A huge part of my role is to help clients understand what they actually need, versus what they sometimes ‘think they need’, and to help job seekers find the perfect opportunity. But an even bigger part of my role is battling against the tide of distain caused by the sheer number of lazy recruiters out there who just don’t want to put in the work. Rather than working through a brief to really get under the skin of a business’s requirements, they rely on their out-of-date database and under-hand tactics to source talent, which gives the rest of us in the industry a bad name.

They push candidates towards roles that aren’t right for their skills and experience, they send CVs out without permission, and then they don’t provide any client feedback. And don’t even get me started on some of the ‘lead generation’ techniques I’ve heard about. Whilst I know some excellent recruiters, the wide-brush of general sentiment that the industry is tarred with, is that we are all lazy, and offer little insight or value. People naturally expect my business to offer more of the same soulless numbers game approach to recruitment.

Competition is fierce and these days many businesses engage with several agencies at the same time, in the belief that it will give their recruitment process a greater degree of diligence, or that they’ll get to ‘see more good candidates’. This practice actually makes it harder because the moment a business engages multiple agencies, they water down and cheapen the process. The search for that key hire becomes nothing more than a scramble to reach candidates en mass before the competition – a classic numbers game. And the result will always the same; low investment equals high staff turnover.

As a hiring manager previously looking to fill roles in my own teams, or under pressure to build a new team from scratch, it didn’t really bother me that the role was going out to two or three agencies at the same time. Why should it?! The truth is, I never even gave it a second thought. I don’t think many people do, and that’s part of the problem.

Best Newcomer

Our ‘Best Newcomer’ win at the Marketing & Digital Recruitment Awards 2016 is proof that we’re on the right track. We’ve had an amazing year, which has seen us run searches for clients in the UK and Europe, and as far afield as Moscow and New York. We’ve successfully placed key hires from Digital Marketing Manager to Head of E-commerce and Chief Executive Officer, and have helped clients to recruit brand new teams from the ground up. But that’s not why we won.

The judging panel favoured Digital People over some pretty stiff competition because we “displayed sound evidence of an agency entirely in touch with its market”. They also highlighted the fact that we have “created a philosophy based around the candidate experience” and, our “fantastic service base”.

While this is a massive win for our agency, it’s also a huge win for our industry. We believe in doing things differently, and this win shows that true industry knowledge and a passion do doing recruitment the way it should be done, is still of value in an industry where high volume / low cost ‘sausage factory’ recruitment is often the preference.

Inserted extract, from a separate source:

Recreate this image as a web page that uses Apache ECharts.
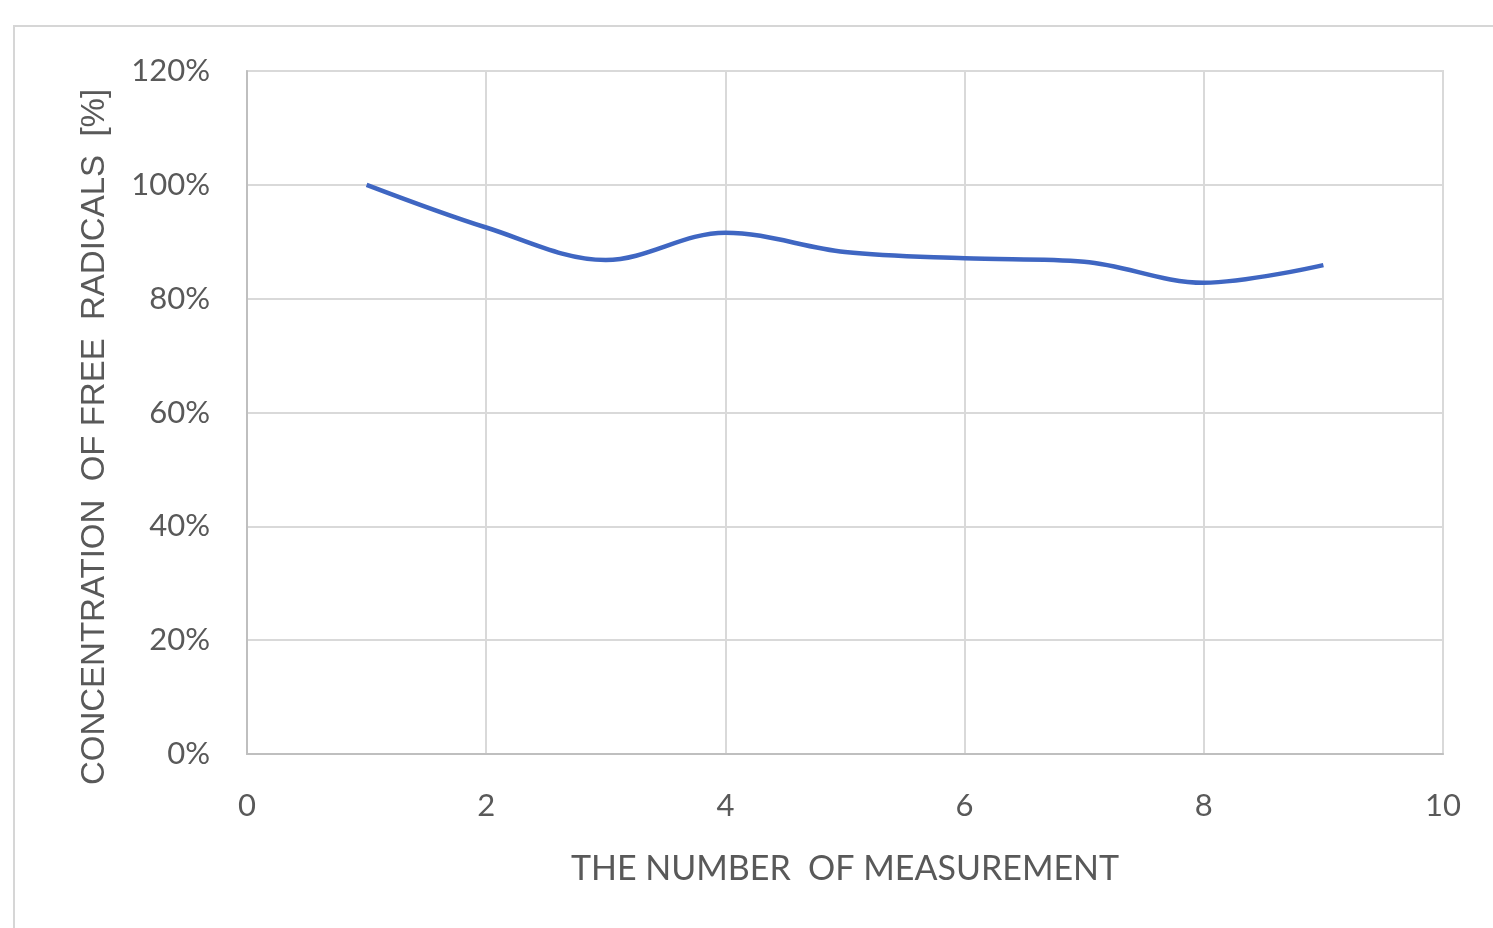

My hope is that we see a shift in the next few years, and that candidates and hiring companies alike start to demand quality over quantity. I’d like to see hiring companies work with the recruitment industry to put an end to lazy recruitment. I’d like to see hiring companies plan better, and engage with specialists early on rather than through distress when all else has failed, and stop pitching multiple non-specialist agencies against each other for the same business – which so often results in bad practice.

In the meantime we’ll continue to work hard to change the status quo, whether it’s through our commitment to doing things differently, or through our performance-based commercials (which are unique in the industry). And we’ll continue to beat the drum that talent acquisition should be an investment, just as with any other area of business, rather than something quick and dirty that needs to be obtained at the lowest possible cost of hire, because any business is only as good as it’s people.